start Dataset content
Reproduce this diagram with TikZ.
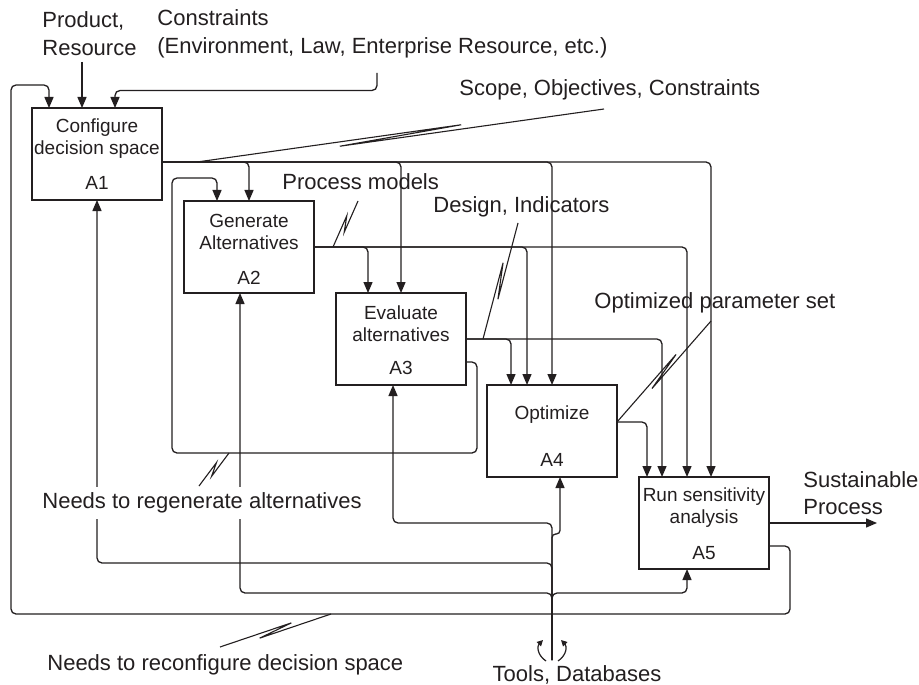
\documentclass[tikz,border=0pt]{standalone}
\usepackage{fontspec}
\setmainfont{Liberation Sans}
\usetikzlibrary{arrows.meta,calc}
\definecolor{ink}{RGB}{35,31,32}
\tikzset{
 box/.style={draw=ink, line width=0.65pt, minimum width=65pt, minimum height=46pt, inner sep=0pt, outer sep=0pt},
 btxt/.style={font=\fontsize{9.5}{11}\selectfont, text=ink, align=center, inner sep=0pt},
 lbl/.style={font=\fontsize{11}{14}\selectfont, text=ink, align=left, inner sep=0pt, anchor=west},
 conn/.style={draw=ink, line width=0.65pt, rounded corners=2.5pt},
 arr/.style={conn, -{Triangle[length=5.5pt,width=4.5pt]}},
 tinyarr/.style={draw=ink, line width=0.6pt, -{Triangle[length=3pt,width=3pt]}},
 lead/.style={draw=ink, line width=0.55pt},
}
\newcommand\zigzag[2]{\draw[lead] (#1) -- ($(#1)!0.65!(#2)!1.4pt!90:(#2)$) -- ($(#1)!0.35!(#2)!1.4pt!-90:(#2)$) -- (#2);}
\begin{document}
\begin{tikzpicture}[x=0.5pt,y=-0.5pt]
\fill[white] (0,0) rectangle (919,684);
\useasboundingbox (0,0) rectangle (919,684);

% boxes
\node[box] (A1) at (97,154) {};
\node[box] (A2) at (249,247) {};
\node[box] (A3) at (401,339) {};
\node[box] (A4) at (552,431) {};
\node[box] (A5) at (704,523) {};

\node[btxt] (A1t) at ($(A1)+(0,-15)$) {Configure\\decision space};
\node[btxt] (A1n) at ($(A1)+(0,29)$) {A1};
\node[btxt] (A2t) at ($(A2)+(0,-15.5)$) {Generate\\Alternatives};
\node[btxt] (A2n) at ($(A2)+(0,31)$) {A2};
\node[btxt] (A3t) at ($(A3)+(0,-15)$) {Evaluate\\alternatives};
\node[btxt] (A3n) at ($(A3)+(0,29)$) {A3};
\node[btxt] (A4t) at ($(A4)+(0,-16)$) {Optimize};
\node[btxt] (A4n) at ($(A4)+(0,29)$) {A4};
\node[btxt] (A5t) at ($(A5)+(0,-15.5)$) {Run sensitivity\\analysis};
\node[btxt] (A5n) at ($(A5)+(0,30)$) {A5};

% inputs to A1
\coordinate (pin) at (82,62);
\draw[arr] (pin) -- ($(A1.north west)+(50,0)$);
\coordinate (cin) at (377,73);
\draw[arr] (cin) -- (377,90.5) -- (115,90.5) -- ($(A1.north west)+(83,0)$);

% feedback from A5 to A1
\draw[arr] ($(A5.north east)+(0,69)$) -- (790,546) -- (790,614) -- (11,614) -- (11,85) -- (49,85) -- ($(A1.north west)+(17,0)$);

% A1 output (controls)
\coordinate (A1o) at ($(A1.north east)+(0,54)$);
\draw[arr] (A1o) -- (249,162) -- (A2.north);
\draw[arr] (A1o) -- (401,162) -- (A3.north);
\draw[arr] (A1o) -- (552,162) -- (A4.north);
\draw[arr] (A1o) -- (711,162) -- ($(A5.north west)+(72,0)$);

% A2 output
\draw[arr] (A2.east) -- (368,247) -- ($(A3.north west)+(32,0)$);
\draw[arr] (A2.east) -- (527,247) -- ($(A4.north west)+(40,0)$);
\draw[arr] (A2.east) -- (687,247) -- ($(A5.north west)+(48,0)$);

% A3 output
\draw[arr] (A3.east) -- (511,339) -- ($(A4.north west)+(24,0)$);
\draw[arr] (A3.east) -- (662,339) -- ($(A5.north west)+(23,0)$);

% A4 output
\draw[arr] ($(A4.north east)+(0,37)$) -- (647,422) -- ($(A5.north west)+(8,0)$);

% regenerate loop A3 -> A2
\draw[arr] ($(A3.north east)+(0,69)$) -- (477,362) -- (477,453) -- (172,453) -- (172,178) -- (217,178) -- ($(A2.north west)+(33,0)$);

% A5 output
\coordinate (out) at (877,523);
\draw[arr] (A5.east) -- (out);

% mechanisms
\coordinate (tl) at (552,660);
\draw[arr] (tl) -- (552,523) -- (393,523) -- ($(A3.south west)+(57,0)$);
\draw[arr, rounded corners=1.8pt] (tl) -- (552,534) -- (560,534) -- ($(A4.south west)+(73,0)$);
\draw[arr] (tl) -- (552,563) -- (97,563) -- (A1.south);
\draw[arr] (tl) -- (552,593) -- (240,593) -- ($(A2.south west)+(56,0)$);
\draw[arr] (tl) -- (552,593) -- (687,593) -- ($(A5.south west)+(48,0)$);

% tunnel marks
\coordinate (tm1a) at (546,661); \coordinate (tm1b) at (543,640);
\coordinate (tm2a) at (558,661); \coordinate (tm2b) at (561,640);
\draw[tinyarr] (tm1a) .. controls (537,655) and (537,646) .. (tm1b);
\draw[tinyarr] (tm2a) .. controls (567,655) and (567,646) .. (tm2b);

% labels
\node[lbl] (lprod) at (42,34) {Product,\\Resource};
\node[lbl] (lcons) at (157,34) {Constraints\\(Environment, Law, Enterprise Resource, etc.)};
\node[lbl] (lscope) at (459,90) {Scope, Objectives, Constraints};
\node[lbl] (lproc) at (282,182) {Process models};
\node[lbl] (ldes) at (433,207) {Design, Indicators};
\node[lbl] (lopt) at (594,303) {Optimized parameter set};
\node[lbl, fill=white, inner ysep=3pt] (lregen) at (42,503) {Needs to regenerate alternatives};
\node[lbl] (lreconf) at (47,665) {Needs to reconfigure decision space};
\node[lbl, anchor=center] (ltools) at (577,675) {Tools, Databases};
\node[lbl, font=\fontsize{11}{13.5}\selectfont] (lsust) at (803,493) {Sustainable\\Process};

% label leaders with squiggles
\coordinate (q1a) at (197,162); \coordinate (q1b) at (604,109);
\zigzag{q1a}{q1b}
\coordinate (q2a) at (333,247); \coordinate (q2b) at (358,201);
\zigzag{q2a}{q2b}
\coordinate (q3a) at (483,339); \coordinate (q3b) at (518,223);
\zigzag{q3a}{q3b}
\coordinate (q4a) at (617,422); \coordinate (q4b) at (711,321);
\zigzag{q4a}{q4b}
\coordinate (q5a) at (229,453); \coordinate (q5b) at (199,486);
\zigzag{q5a}{q5b}
\coordinate (q6a) at (331,614); \coordinate (q6b) at (220,647);
\zigzag{q6a}{q6b}
\end{tikzpicture}
\end{document}
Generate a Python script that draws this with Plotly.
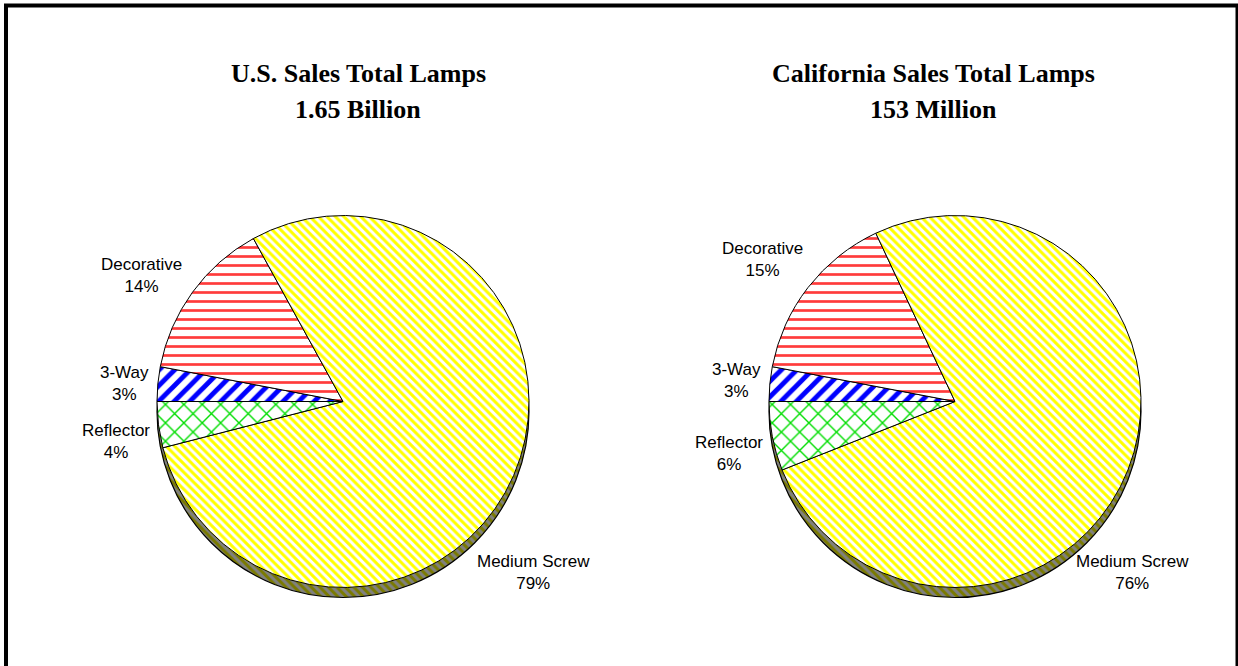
end Dataset content
**What you will do:** Pull out every line of the records above that contains the word "with".

**The solution:**
Reproduce this diagram with TikZ.
% label leaders with squiggles
Generate a Python script that draws this with Plotly.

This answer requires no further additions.